Ask the right question

July 10, 2009 at 12:36 am | Posted in Uncategorized | Leave a comment

I survived my first call.   There was one death on the service, an assault victim-turned-homicide for whom there was nothing we could have done.  And one ICU transfer that I’m not entirely sure was inevitable.  As far as I can tell, the rest of the patients were not worse off in the morning for the decisions I’d made overnight, although there were a couple of instances where I wasn’t able to defend myself adequately when put on the spot, though that doesn’t necessarily mean I was wrong.  The number of consults was about what you’d see on a light night in Seattle, but the process is far less streamlined here, so it seemed like a lot more work.  In fact, pretty much everything here seems take a lot more effort to get an acceptable result.

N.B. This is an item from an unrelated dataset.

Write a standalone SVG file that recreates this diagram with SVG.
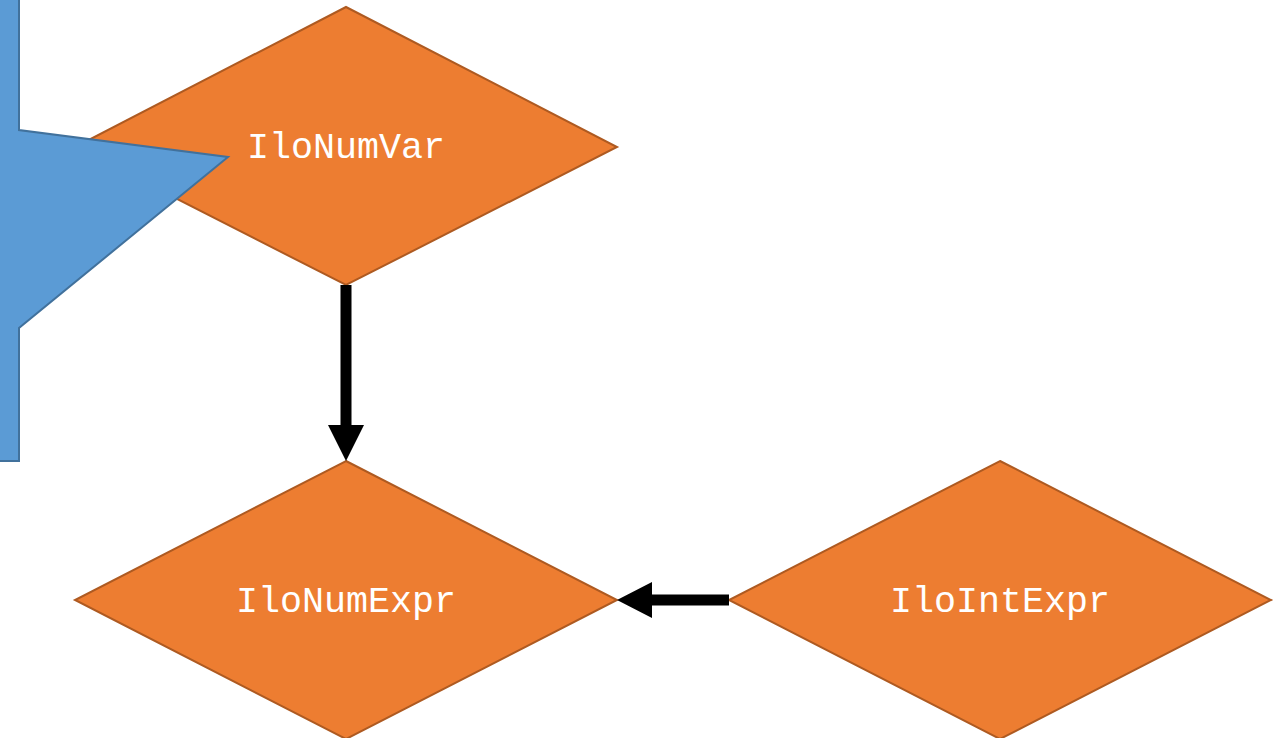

And then list is pretty long right now, which meant that there was a lot of work aside from the consults, and there were a couple of things that didn’t get done.  Which is never a happy thing to have to report in the morning.

And now I need to come up with a research project.  I was hoping that I’d be inspired by some case that came in while I was on call.  But frankly, the question that kept popping up in my head was, how many days is one’s life shortened by each overnight call?  Does it age you an extra week or so?  Or does it just feel like it ages you excessively, without actually doing so?

By far, though, the biggest surprise was how much energy I still had the next day.  I didn’t sleep, and yet physically I could have gone at least another full day.  Mentally, probably not.  But that has more to do with where I am on the learning curve with all this stuff than anything else.  In time, there’ll be fewer things I have to think my way through from scratch, and I’ll become physically exhausted well before I run out of gas mentally.

As an aside, that’s why I think hour limitations aren’t such a bad thing overall for interns, and why I don’t think they work as well for senior residents and chiefs.  People don’t usually make mistakes because of physical exhaustion.  They do so because they’re mentally exhausted.

I read recently that when asked how he would spend an hour, if that was all he had in which to come up with a way to save the world, Einstein said he would spend 55 minutes formulating the problem into a question, and only 5 minutes answering it.

Perhaps if we made that distinction between mental and physical exhaustion in our discussion of work hours vs learning vs patient safety, we might come up with better and more workable solutions for all aspects of the problem.